Astable Multivibrator 2
I built an “improved” astable multivibrator circuit from:
IMPROVED ASTABLE MULTIVIBRATOR, by RAJU BADDI, National Center for Radio Astrophysics, TIFR, Ganeshkhind P.O Bag 3, Pune University Campus, PUNE 411007, Maharashtra, INDIA; firstname.lastname@example.org
Here’s the schematic of the improved circuit:
Original astable multivibrator post.
Here’s my breadboarded real circuit:
As per the “TEST VALUES” section of the article, I built the circuit with:
Rc = 10K Ω
Rb = 68K Ω
C = 5 nF, see below
I can recreate Baddi’s results closely:
That’s a lot closer to an ideal square wave than my first attempt at an astable multivibrator.
I got the breadboarded circuit to start oscillating at about 1.1 applied volts, which is a little lower than Baddi’s simulated circuit. The waveform is a lot sloppier when it’s just barely oscillating:
The 2N3904 side circuit really does help the main circuit start oscillating. Without it, sometimes the main circuit does not start oscillating on power-up.
It’s not clear from reading the paper that Baddi built the circuit, or just simulated it.
Baddi’s equation (1): ton = 0.62RbC = 0.62(68000)(5e-9) = 2.1e-4 seconds
f = 1/(2ton) = 1/(4.2e-4) = 2.4 kHz
That’s at an applied voltage of 5.5V
The frequency of oscillation varied with applied voltage.
I calculated 2.4 KHz, I measured 2.15 kHz at 5.5V. That’s good agreement with theory.
The behavior is quite different from my first astable multivibrator circuit, where frequency increased with applied voltage.
Alas, I’m not knowledgeable enough to figure this one out.
I used transistors labeled 2N3904 that I got in an assortment from Amazon with the “Bojack” brand name. I don’t have enough knowledge to verify that these transistors fit the 2N3904 spec.
I used diodes labeled 1N4148 from a “Mogaopi” brand diode assortment. They have little glass bead cases, which is typical of 1N4148, I believe, so they’re probably more-or-less right.

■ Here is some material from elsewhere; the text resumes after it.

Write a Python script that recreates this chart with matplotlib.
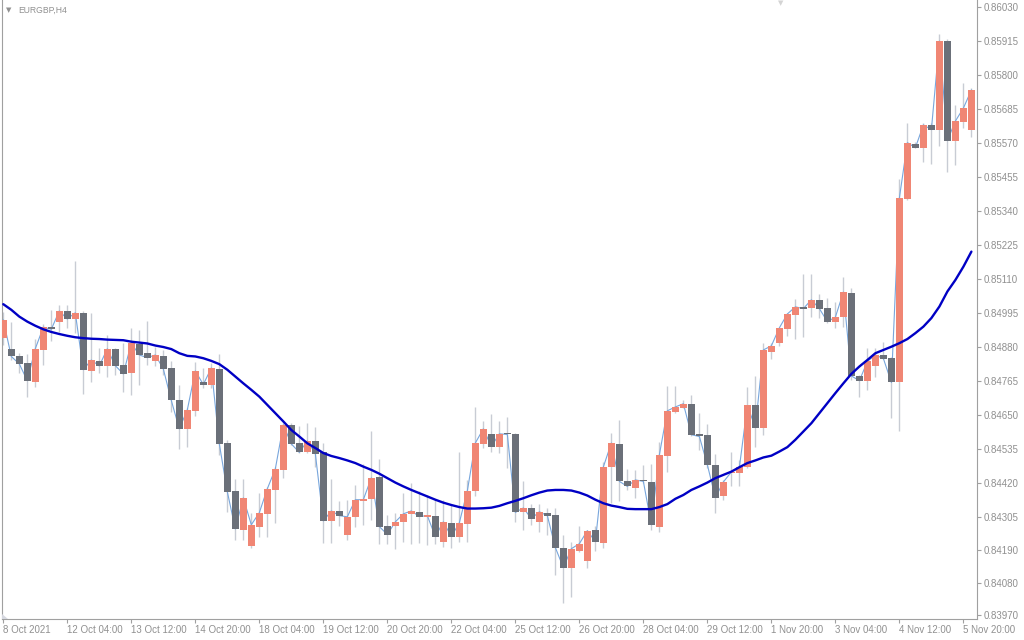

All resistors were very close to nominal.
The capacitors were also from a “Mogaopi” brand assortment. I had to find a pair of capacitors that were fairly close. When the capacitors were too unbalanced, the circuit acted weird. It wouldn’t start oscillating, or, when I lowered the voltage until oscillation stopped, it wouldn’t start again.
I had a little bag of nominal 10 nF ceramic capacitors, the packaging did not indicate any kind of tolerance. Not a single one was 10 nF.
That’s a lot of variation for nominal 10 nF. Assuming a +/-10% tolerance, every single one was out of spec. At a 20% tolerance, only a single capacitor was within spec. I ended up using the 5 and 5.3 nF capacitors.